If you read the article, you'll see that Mr. Daunt has some big plans for Waterstones - some of which sound really good. This isn't a man trying to kill off the biggest bookstore on the high street. But we're all fallible. Do you think he's made a big mistake?
I have to admit that I don't use an e-reader of any sort and I really love books as well as the stories they contain. But there's no point pretending digital publishing hasn't taken the world by storm in the last few years. And I'm pleased to hear that increased sales of digital books have not led to an identical decrease in physical books. At the moment it seems as if digital publishing is just encouraging people to read more.
This brings me to the controversial point of how we buy books. Both Amazon and Waterstones have been accused of killing-off independent booksellers. And, I confess, I buy nearly all my books on Amazon - often second-hand. I know that if I was an author struggling to make a living, I would want people to be buying my books new, but I only buy new when buying a present or when I know the author.

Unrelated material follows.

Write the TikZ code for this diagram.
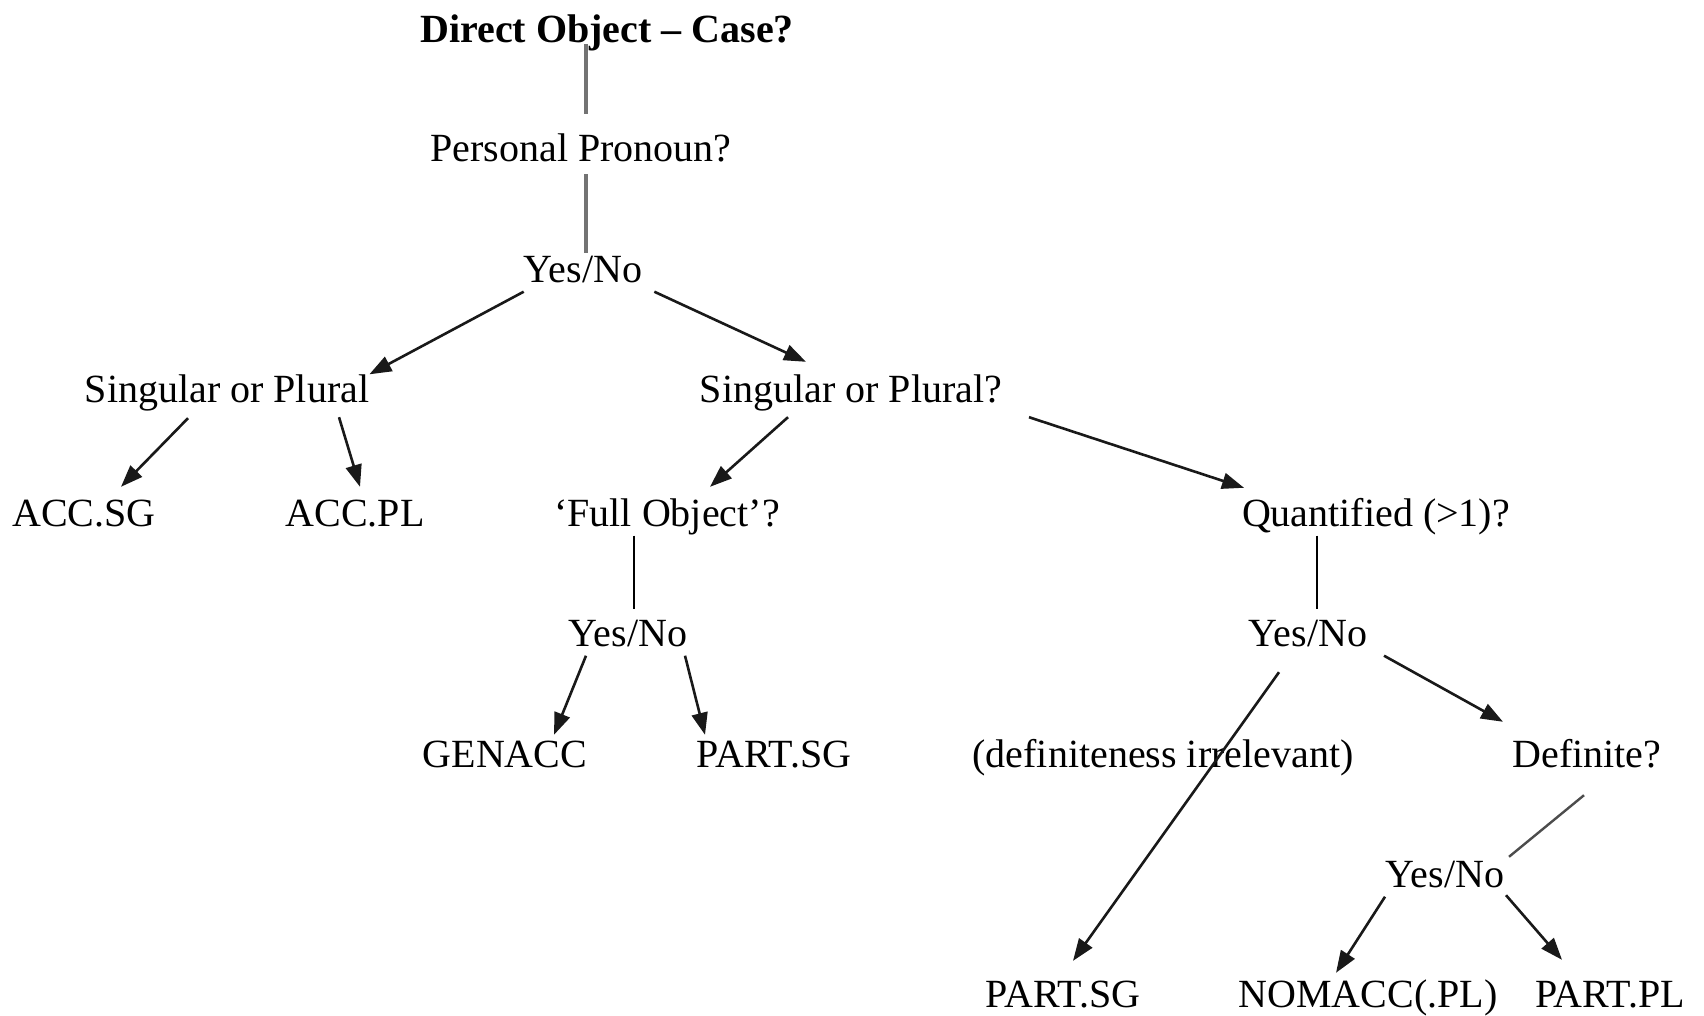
\documentclass[tikz,border=0pt]{standalone}
\usepackage{fontspec}
\setmainfont{Liberation Serif}
\usetikzlibrary{arrows.meta}

\newcommand\wordsize{\fontsize{40}{48}\selectfont}

\begin{document}
\begin{tikzpicture}[x=1pt, y=-1pt]
    \tikzstyle{word}=[font=\wordsize, inner sep=0pt, text height=28pt, text depth=9pt]
    \tikzstyle{arr}=[draw=black!90, line width=2.6pt, -{Triangle[length=22pt,width=16pt]}]
    \tikzstyle{stem}=[draw=black!55, line width=3.5pt]
    \tikzstyle{link}=[draw=black, line width=1.8pt]

    \useasboundingbox (0,0) rectangle (1704,1016);

    % Draw the title and the questions
    \node[word, font=\wordsize\bfseries] (title) at (607,33) {Direct Object – Case?};
    \node[word] (pp) at (581,152) {Personal Pronoun?};
    \node[word] (sp1) at (227,393) {Singular or Plural};
    \node[word] (sp2) at (851,393) {Singular or Plural?};

    % Draw the Yes/No nodes
    \foreach \name/\x/\y in {yn1/583/273, yn2/628/637, yn3/1308/637, yn4/1445/878}
        \node[word] (\name) at (\x,\y) {Yes/No};

    % Draw the remaining nodes, row by row
    \foreach \name/\x/\y/\txt in {accsg/84/517/ACC.SG, accpl/355/517/ACC.PL,
            full/667/517/‘Full Object’?, quant/1376/517/Quantified (>1)?,
            genacc/505/758/GENACC, partsg1/774/758/PART.SG,
            defirr/1163/758/(definiteness irrelevant), def/1587/758/Definite?,
            partsg2/1063/998/PART.SG, nomacc/1368/998/NOMACC(.PL), partpl/1610/998/PART.PL}
        \node[word] (\name) at (\x,\y) {\txt};

    % Top stems
    \draw[stem] ([xshift=-21pt,yshift=7.5pt]title.south) -- ([xshift=5pt,yshift=19.5pt]pp.north);
    \draw[stem] ([xshift=5pt,yshift=-3.5pt]pp.south) -- ([xshift=3pt,yshift=1.5pt]yn1.north);

    % Pronoun yes/no
    \draw[arr] (yn1.south west) -- (sp1.north east);
    \draw[arr] ([xshift=12pt]yn1.south east) -- ([xshift=-45pt,yshift=12.5pt]sp2.north);

    % Number, pronoun branch
    \draw[arr] ([xshift=-39pt,yshift=-6.5pt]sp1.south) -- ([xshift=37pt,yshift=11.5pt]accsg.north);
    \draw[arr] ([xshift=112pt,yshift=-5.5pt]sp1.south) -- ([xshift=5pt,yshift=11.5pt]accpl.north);

    % Number, noun branch
    \draw[arr] ([xshift=-63pt,yshift=-5.5pt]sp2.south) -- ([xshift=43pt,yshift=11.5pt]full.north);
    \draw[arr] ([xshift=178pt,yshift=-5.5pt]sp2.south) -- ([xshift=-132pt,yshift=10.5pt]quant.north);

    % Singular
    \draw[link] ([xshift=-33pt]full.south) -- ([xshift=6pt,yshift=9.5pt]yn2.north);
    \draw[arr] ([xshift=-42pt]yn2.south) -- ([xshift=49pt,yshift=4.5pt]genacc.north);
    \draw[arr] ([xshift=57pt]yn2.south) -- ([xshift=-69pt,yshift=4.5pt]partsg1.north);

    % Plural
    \draw[link] ([xshift=-59pt]quant.south) -- ([xshift=9pt,yshift=9.5pt]yn3.north);
    \draw[arr] ([xshift=-29pt,yshift=-16.5pt]yn3.south) -- ([xshift=10pt,yshift=18.5pt]partsg2.north);
    \draw[arr] ([xshift=76pt]yn3.south) -- ([xshift=-84pt,yshift=17.5pt]def.north);
    \draw[draw=black!70, line width=2.4pt] ([xshift=-3pt,yshift=-18.5pt]def.south) -- ([xshift=64pt,yshift=2.5pt]yn4.north);
    \draw[arr] ([xshift=-60pt]yn4.south) -- ([xshift=-32pt,yshift=6.5pt]nomacc.north);
    \draw[arr] ([xshift=61pt,yshift=1.5pt]yn4.south) -- ([xshift=-48pt,yshift=19.5pt]partpl.north);
\end{tikzpicture}
\end{document}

Last year, I think I bought one book from an independent store. I love the idea of independent bookshops, but I'm not doing all that much to support them. Just as many people love the idea of butchers and grocers, but still get all their food at Tesco. (For the record we get our milk, meat, eggs and veg locally!). I know I'll be partly to blame when independents don't exist anymore.
Do you buy from independents, chains, or online? Do you think it matters if we lose independent stores, or is it just hard cheese for the sellers? And do you buy more books now so many are available digitally?